» Required task
Begin with the first line of the entries below and reproduce each line exactly, ending with the line that holds "const cellRCECErr = [1, 1.5, 9.5, 5.5, 7.5, 4.5];".

▬▬▬▬▬▬

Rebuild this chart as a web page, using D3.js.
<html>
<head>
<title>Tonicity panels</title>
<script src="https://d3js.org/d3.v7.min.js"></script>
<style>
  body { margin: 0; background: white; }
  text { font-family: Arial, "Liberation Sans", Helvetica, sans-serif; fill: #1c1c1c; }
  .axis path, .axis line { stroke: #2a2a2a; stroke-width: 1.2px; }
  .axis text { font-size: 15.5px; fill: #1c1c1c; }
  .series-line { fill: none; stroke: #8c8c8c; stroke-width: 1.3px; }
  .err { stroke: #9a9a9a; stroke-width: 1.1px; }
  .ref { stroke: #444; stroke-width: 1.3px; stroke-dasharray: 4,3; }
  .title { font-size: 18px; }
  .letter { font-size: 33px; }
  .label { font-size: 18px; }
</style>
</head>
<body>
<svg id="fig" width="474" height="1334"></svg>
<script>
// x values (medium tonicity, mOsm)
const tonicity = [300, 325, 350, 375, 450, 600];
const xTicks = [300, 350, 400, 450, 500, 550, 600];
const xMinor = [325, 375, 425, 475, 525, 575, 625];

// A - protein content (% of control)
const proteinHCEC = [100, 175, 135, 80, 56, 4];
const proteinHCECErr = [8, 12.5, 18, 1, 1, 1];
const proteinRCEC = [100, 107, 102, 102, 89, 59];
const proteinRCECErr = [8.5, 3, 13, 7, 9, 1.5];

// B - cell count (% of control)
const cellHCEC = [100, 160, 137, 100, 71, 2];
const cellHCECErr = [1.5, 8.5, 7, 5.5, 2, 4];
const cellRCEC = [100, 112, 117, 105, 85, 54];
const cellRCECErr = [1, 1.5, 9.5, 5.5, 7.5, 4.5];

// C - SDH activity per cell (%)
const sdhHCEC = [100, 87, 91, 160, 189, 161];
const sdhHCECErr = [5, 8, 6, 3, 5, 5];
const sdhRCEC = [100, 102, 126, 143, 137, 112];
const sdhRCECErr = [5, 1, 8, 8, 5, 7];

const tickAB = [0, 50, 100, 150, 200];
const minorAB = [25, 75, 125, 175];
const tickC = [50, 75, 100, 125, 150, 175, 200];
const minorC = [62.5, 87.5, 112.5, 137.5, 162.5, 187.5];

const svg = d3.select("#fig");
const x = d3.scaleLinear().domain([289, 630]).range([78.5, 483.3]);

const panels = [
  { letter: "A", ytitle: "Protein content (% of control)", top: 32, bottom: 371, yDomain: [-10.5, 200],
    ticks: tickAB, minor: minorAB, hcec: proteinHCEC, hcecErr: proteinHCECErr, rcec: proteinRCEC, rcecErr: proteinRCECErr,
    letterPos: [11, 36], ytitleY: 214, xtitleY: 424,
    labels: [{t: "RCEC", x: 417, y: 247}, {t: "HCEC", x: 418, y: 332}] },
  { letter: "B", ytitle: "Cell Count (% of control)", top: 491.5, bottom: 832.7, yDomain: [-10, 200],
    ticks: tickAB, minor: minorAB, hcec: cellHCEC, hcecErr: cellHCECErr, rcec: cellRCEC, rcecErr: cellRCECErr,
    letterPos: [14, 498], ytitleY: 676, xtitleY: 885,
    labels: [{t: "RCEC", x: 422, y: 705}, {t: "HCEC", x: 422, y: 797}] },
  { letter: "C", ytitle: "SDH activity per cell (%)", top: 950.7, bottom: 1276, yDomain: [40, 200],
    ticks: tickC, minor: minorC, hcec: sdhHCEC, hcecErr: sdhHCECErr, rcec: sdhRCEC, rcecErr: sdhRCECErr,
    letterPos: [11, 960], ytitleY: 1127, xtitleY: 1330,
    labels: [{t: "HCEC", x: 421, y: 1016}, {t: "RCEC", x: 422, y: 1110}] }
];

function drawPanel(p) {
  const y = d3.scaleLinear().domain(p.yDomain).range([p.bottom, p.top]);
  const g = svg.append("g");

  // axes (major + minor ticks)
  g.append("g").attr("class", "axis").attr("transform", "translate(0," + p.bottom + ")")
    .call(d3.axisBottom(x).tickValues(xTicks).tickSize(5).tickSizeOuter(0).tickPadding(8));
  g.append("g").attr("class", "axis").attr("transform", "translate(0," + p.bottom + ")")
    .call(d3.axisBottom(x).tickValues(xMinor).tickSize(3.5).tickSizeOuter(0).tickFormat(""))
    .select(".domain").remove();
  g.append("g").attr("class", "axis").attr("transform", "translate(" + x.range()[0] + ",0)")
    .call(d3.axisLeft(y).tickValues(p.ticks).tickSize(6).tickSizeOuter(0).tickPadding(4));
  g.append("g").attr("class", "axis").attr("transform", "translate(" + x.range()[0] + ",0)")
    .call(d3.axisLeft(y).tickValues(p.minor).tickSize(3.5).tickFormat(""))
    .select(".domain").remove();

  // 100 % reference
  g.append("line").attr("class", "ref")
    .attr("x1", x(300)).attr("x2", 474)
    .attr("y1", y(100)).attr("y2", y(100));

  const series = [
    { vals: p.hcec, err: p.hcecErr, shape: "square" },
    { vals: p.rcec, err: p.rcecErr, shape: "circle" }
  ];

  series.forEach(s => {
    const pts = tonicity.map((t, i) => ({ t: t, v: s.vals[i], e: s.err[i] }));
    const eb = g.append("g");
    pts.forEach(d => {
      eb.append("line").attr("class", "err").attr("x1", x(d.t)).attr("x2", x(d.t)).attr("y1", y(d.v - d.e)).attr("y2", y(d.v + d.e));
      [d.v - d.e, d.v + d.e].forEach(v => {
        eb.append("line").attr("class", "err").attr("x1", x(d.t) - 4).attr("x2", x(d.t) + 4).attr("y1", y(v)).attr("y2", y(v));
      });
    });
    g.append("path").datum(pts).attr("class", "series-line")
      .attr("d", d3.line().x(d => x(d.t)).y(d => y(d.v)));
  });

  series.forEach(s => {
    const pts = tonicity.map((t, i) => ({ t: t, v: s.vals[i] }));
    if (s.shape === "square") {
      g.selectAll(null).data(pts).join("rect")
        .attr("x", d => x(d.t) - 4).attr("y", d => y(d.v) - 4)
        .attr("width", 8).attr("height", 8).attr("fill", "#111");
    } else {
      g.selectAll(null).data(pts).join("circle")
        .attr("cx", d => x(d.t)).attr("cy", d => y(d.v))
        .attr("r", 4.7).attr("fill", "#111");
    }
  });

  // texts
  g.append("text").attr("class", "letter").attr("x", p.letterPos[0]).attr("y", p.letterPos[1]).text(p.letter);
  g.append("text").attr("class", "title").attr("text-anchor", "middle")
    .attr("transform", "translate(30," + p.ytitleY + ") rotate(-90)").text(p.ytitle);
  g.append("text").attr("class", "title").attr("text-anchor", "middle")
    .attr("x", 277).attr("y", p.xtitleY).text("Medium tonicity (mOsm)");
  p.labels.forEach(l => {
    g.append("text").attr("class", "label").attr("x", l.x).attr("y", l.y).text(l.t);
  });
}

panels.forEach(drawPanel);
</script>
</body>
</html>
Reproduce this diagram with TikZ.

▬▬▬▬▬▬

» Exercise result
Rebuild this chart as a web page, using D3.js.
<html>
<head>
<title>Tonicity panels</title>
<script src="https://d3js.org/d3.v7.min.js"></script>
<style>
  body { margin: 0; background: white; }
  text { font-family: Arial, "Liberation Sans", Helvetica, sans-serif; fill: #1c1c1c; }
  .axis path, .axis line { stroke: #2a2a2a; stroke-width: 1.2px; }
  .axis text { font-size: 15.5px; fill: #1c1c1c; }
  .series-line { fill: none; stroke: #8c8c8c; stroke-width: 1.3px; }
  .err { stroke: #9a9a9a; stroke-width: 1.1px; }
  .ref { stroke: #444; stroke-width: 1.3px; stroke-dasharray: 4,3; }
  .title { font-size: 18px; }
  .letter { font-size: 33px; }
  .label { font-size: 18px; }
</style>
</head>
<body>
<svg id="fig" width="474" height="1334"></svg>
<script>
// x values (medium tonicity, mOsm)
const tonicity = [300, 325, 350, 375, 450, 600];
const xTicks = [300, 350, 400, 450, 500, 550, 600];
const xMinor = [325, 375, 425, 475, 525, 575, 625];

// A - protein content (% of control)
const proteinHCEC = [100, 175, 135, 80, 56, 4];
const proteinHCECErr = [8, 12.5, 18, 1, 1, 1];
const proteinRCEC = [100, 107, 102, 102, 89, 59];
const proteinRCECErr = [8.5, 3, 13, 7, 9, 1.5];

// B - cell count (% of control)
const cellHCEC = [100, 160, 137, 100, 71, 2];
const cellHCECErr = [1.5, 8.5, 7, 5.5, 2, 4];
const cellRCEC = [100, 112, 117, 105, 85, 54];
const cellRCECErr = [1, 1.5, 9.5, 5.5, 7.5, 4.5];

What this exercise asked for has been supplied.